• [Required task]: Only the lines from the beginning of the entries through the one with "import * as" should be written out, please, exactly and without any pictures.
[Begin Records for processing]
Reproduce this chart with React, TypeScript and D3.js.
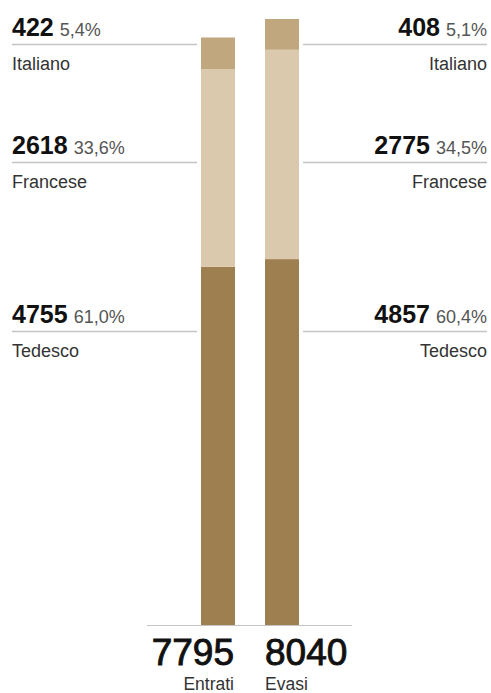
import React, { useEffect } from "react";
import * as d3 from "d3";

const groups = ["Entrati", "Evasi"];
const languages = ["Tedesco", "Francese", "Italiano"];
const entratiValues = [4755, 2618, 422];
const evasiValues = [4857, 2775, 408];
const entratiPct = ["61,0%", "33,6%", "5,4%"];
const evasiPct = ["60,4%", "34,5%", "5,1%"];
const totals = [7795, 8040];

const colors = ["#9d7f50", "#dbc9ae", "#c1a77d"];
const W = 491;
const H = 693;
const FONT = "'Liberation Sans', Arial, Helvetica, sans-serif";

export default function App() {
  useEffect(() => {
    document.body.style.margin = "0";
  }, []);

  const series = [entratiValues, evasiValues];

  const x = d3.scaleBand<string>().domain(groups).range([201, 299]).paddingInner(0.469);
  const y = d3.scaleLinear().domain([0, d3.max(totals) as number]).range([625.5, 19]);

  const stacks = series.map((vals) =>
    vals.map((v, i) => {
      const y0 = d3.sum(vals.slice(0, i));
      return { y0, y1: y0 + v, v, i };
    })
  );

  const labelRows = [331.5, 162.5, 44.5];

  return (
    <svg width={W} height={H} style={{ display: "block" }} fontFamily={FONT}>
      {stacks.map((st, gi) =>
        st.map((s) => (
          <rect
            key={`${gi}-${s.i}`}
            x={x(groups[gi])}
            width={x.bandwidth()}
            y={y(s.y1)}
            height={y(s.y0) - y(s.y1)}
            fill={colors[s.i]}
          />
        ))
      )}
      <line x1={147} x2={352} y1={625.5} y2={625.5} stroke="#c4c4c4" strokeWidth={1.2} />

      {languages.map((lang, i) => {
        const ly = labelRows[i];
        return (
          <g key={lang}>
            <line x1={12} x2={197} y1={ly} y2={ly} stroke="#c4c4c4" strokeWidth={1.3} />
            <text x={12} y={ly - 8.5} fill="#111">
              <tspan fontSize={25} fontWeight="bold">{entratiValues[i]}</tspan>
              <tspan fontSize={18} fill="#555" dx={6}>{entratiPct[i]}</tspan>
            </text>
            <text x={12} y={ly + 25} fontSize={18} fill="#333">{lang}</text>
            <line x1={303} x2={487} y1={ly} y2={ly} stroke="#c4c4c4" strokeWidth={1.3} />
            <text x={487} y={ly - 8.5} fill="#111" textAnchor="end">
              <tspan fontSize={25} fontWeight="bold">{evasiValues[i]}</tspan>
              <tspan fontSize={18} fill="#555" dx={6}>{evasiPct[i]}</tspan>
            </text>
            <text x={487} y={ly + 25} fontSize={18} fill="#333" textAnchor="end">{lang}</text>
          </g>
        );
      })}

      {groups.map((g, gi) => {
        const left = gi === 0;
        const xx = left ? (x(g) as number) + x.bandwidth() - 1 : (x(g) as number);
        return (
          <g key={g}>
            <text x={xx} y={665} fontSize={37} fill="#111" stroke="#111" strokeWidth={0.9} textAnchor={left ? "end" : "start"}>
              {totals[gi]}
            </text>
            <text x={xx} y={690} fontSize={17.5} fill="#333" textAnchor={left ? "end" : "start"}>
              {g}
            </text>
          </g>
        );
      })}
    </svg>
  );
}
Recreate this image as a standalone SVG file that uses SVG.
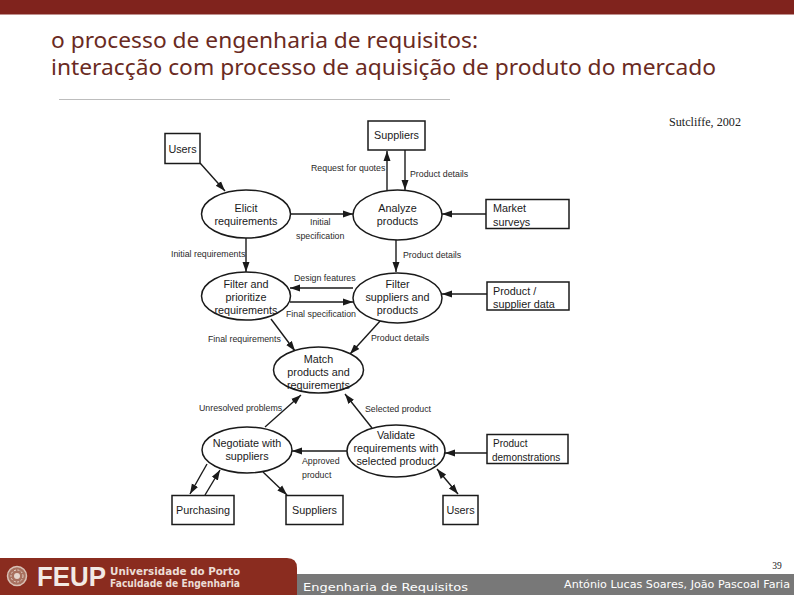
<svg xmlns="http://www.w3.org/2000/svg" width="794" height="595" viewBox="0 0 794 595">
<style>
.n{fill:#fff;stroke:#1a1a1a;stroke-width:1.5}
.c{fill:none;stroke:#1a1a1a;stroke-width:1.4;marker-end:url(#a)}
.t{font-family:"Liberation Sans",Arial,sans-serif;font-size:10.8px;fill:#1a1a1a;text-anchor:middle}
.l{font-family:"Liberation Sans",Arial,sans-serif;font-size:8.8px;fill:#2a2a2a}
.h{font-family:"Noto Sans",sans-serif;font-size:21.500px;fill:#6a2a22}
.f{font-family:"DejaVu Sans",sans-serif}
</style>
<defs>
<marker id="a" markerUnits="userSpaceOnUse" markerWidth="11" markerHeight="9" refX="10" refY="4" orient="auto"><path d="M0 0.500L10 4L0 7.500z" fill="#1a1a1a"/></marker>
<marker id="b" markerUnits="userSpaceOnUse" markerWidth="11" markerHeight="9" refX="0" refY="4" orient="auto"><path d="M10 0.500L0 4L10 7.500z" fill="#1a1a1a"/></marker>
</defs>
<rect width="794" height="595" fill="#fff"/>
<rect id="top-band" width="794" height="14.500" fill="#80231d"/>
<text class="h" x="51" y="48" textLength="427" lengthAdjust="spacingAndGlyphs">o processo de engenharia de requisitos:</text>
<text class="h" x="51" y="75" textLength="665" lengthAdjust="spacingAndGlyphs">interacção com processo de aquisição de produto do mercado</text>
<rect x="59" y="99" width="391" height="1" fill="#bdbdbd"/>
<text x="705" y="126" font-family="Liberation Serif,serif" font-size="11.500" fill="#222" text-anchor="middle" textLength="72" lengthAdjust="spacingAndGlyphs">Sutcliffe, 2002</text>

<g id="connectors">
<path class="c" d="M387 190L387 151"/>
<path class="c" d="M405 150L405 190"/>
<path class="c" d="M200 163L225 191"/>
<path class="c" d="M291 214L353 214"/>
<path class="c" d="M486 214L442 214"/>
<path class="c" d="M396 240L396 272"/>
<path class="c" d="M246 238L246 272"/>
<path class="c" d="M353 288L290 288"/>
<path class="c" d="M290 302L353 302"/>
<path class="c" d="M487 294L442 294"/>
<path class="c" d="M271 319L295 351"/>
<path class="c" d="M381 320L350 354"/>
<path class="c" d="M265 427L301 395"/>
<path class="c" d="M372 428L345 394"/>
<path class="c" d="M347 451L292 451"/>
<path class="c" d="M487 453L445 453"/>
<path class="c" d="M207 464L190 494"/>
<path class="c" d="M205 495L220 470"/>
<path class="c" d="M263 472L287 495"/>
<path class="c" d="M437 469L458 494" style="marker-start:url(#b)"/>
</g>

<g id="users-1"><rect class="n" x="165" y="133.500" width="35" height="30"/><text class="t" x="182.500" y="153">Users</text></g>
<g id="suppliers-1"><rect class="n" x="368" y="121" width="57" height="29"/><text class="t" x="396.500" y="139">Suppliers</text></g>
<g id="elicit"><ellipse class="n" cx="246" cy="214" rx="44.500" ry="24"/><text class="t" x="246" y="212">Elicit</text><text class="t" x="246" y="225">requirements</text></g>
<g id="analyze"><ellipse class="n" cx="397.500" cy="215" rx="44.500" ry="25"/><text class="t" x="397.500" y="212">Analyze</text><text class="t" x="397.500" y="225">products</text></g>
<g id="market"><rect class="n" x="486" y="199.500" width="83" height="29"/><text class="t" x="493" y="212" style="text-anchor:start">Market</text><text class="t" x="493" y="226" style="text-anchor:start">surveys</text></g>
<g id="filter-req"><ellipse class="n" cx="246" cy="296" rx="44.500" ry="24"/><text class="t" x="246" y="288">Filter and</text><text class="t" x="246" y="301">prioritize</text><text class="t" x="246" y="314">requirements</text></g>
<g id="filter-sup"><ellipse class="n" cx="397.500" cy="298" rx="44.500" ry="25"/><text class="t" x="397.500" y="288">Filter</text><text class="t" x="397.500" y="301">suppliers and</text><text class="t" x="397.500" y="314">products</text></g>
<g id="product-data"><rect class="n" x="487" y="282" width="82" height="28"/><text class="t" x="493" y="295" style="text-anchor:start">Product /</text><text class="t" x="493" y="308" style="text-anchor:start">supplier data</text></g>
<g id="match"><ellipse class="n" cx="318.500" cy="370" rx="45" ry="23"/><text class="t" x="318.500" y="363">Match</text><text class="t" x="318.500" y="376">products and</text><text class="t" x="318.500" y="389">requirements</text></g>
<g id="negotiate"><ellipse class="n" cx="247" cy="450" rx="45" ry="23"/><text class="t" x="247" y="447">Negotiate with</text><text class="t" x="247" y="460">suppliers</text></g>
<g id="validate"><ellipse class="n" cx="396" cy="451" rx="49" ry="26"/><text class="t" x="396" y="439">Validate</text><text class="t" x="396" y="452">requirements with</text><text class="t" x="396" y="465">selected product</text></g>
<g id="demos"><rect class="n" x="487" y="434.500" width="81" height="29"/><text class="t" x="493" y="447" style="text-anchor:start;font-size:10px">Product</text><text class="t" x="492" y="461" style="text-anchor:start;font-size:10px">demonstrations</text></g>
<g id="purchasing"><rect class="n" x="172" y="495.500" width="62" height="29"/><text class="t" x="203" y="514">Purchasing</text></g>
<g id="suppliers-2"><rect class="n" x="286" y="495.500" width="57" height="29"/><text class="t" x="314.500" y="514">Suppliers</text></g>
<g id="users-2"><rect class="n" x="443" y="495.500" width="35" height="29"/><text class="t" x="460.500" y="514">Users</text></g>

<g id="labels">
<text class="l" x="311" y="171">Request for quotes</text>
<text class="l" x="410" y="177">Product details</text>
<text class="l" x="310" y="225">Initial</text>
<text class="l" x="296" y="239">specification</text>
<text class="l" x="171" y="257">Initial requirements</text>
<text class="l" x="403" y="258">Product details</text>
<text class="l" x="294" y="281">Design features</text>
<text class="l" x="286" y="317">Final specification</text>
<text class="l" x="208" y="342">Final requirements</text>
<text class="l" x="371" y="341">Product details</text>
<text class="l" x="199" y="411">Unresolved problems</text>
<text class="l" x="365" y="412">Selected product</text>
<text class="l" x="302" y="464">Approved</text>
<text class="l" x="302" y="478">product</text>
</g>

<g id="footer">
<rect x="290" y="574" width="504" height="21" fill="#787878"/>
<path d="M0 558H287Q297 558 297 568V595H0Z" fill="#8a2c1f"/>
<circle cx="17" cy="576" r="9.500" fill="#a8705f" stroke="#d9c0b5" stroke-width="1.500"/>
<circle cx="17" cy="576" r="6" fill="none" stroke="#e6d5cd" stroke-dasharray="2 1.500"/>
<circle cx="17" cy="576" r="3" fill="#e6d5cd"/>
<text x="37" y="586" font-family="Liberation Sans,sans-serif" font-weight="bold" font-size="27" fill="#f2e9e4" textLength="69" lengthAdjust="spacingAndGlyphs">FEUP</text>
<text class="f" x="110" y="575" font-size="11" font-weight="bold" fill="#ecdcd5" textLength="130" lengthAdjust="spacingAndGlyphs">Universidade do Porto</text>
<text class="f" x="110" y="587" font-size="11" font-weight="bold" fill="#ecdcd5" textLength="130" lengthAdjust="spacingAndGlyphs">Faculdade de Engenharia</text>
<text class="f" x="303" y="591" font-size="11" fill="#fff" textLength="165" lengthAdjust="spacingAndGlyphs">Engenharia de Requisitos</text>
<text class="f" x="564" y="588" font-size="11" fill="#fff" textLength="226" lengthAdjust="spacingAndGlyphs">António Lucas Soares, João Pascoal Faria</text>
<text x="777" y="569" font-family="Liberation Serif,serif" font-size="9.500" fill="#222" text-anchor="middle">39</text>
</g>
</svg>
[End Records for processing]
• [Solution for this task]:
Reproduce this chart with React, TypeScript and D3.js.
import React, { useEffect } from "react";
import * as d3 from "d3";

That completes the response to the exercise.